By Jean-Louis Gassée

No, this isn't my contribution to The Great Millennium (or Halloween) Scare. It's about something much smaller—the size of transistors and the end of Moore's Law.

We just heard a warning from an Intel scientist: With the next generation of silicon fabrication technology, known as .1 micron, the basic storage or switching building block might become too small to be reliable. Too small, in this case, means the state of a building block might rely on less than a hundred electrons. Several factors can affect the actual number: manufacturing variances; quantum fluctuations; and various sources, natural or artificial, of radioactivity generating stray electrons.

When a binary state is built on millions of electrons dwelling in a silicon junction, a few stray electrons can hardly make a difference. With the base level down to a hundred or so, the scientist says, the distinction between zeroes and ones becomes unreliable. As a result, Moore's Law stops "working." In other words, we can no longer expect the price/performance ratio of our favorite silicon devices to double every 18 months.

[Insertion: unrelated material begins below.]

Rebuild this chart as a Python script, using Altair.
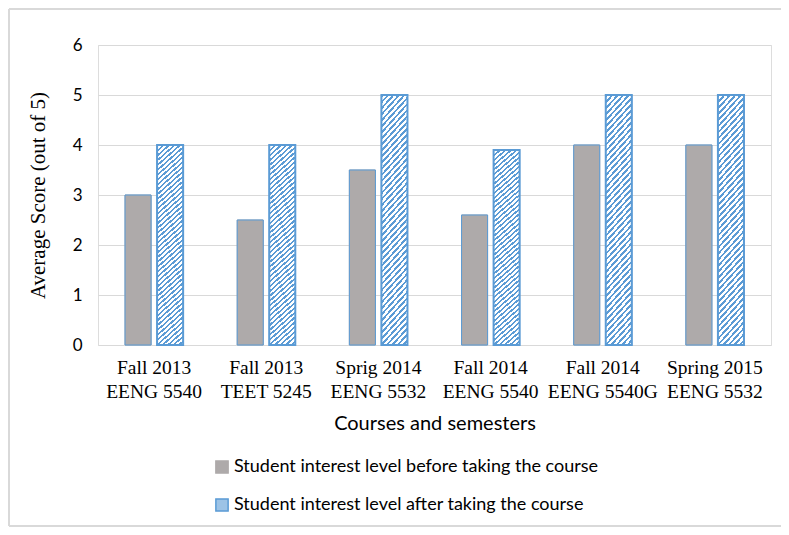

A historical note: When Gordon Moore, an Intel founder, first formulated the observation subsequently elevated and christened into a law bearing his name, the cycle was pegged at 24 months. Lately, meaning in the last 36 months, progress has been arguably swifter. Just compare a 400 Mhz Celeron with a 100 Mhz Pentium of the Summer of '96 vintage.

Let's make two assumptions here. One, the Intel scientist is right and no amount of human ingenuity, even from Intel's competition, will change the situation. Two, I blush at the mere thought, this isn't a carefully crafted message from our friends, an artful set-up for some upcoming announcement.

Taking the story at face value, does it mean the end of the silicon go-go days? Perhaps, but let's look more closely at the consequences. Today's personal computers are imbalanced. By this I mean the speed of various organs is wildly out of whack, as exhibited by all sorts of caching schemes and memory and bus standards disagreements. I still wait for the leading computer magazines to buy a good logic analyzer and tell their readers how often one part of the system sits idle while another is choking. And, while they're at it, how long does the program counter point to OS code versus user applications?

I know, I know, good OS code does a lot of work so that applications just have to call for the right OS routines... If processors stop making the easy leaps we've learned to expect, generation after generation, perhaps the rest of the beloved PC clone organ bank will receive more attention. As a result, a 1GHz processor will run at full speed, instead of twiddling its thumbs, waiting for memory.

But maturation of silicon technology might lead to other reconsiderations. Moore's Law has been a source of cheap fixes, and we're grateful for those. But with these fixes no longer available in some version of the future, we might look again at our current brute force approach. Today, it doesn't matter much if a silicon architecture is less than perfect—tomorrow's generation will have twice the price/performance. Therefore, backwards compatibility, in spite of the layers of silt it generates, is inexpensive.

Actually, this holds true for software as well. That's why we have bloated, backwards compatible software, sitting atop large, backwards compatible microprocessors. The end of Moore's Law might cause a re-evaluation of the balance between the benefits of backwards compatibility and the cost of silt. Which is to say, new hardware and software architectures might arise from such re-evaluation. This leaves us with two partially interchangeable questions: When and on which life forms might such new architectures arise? On existing computing devices such as PCs, or on emerging ones in the sense that PCs were more than just smaller minicomputers?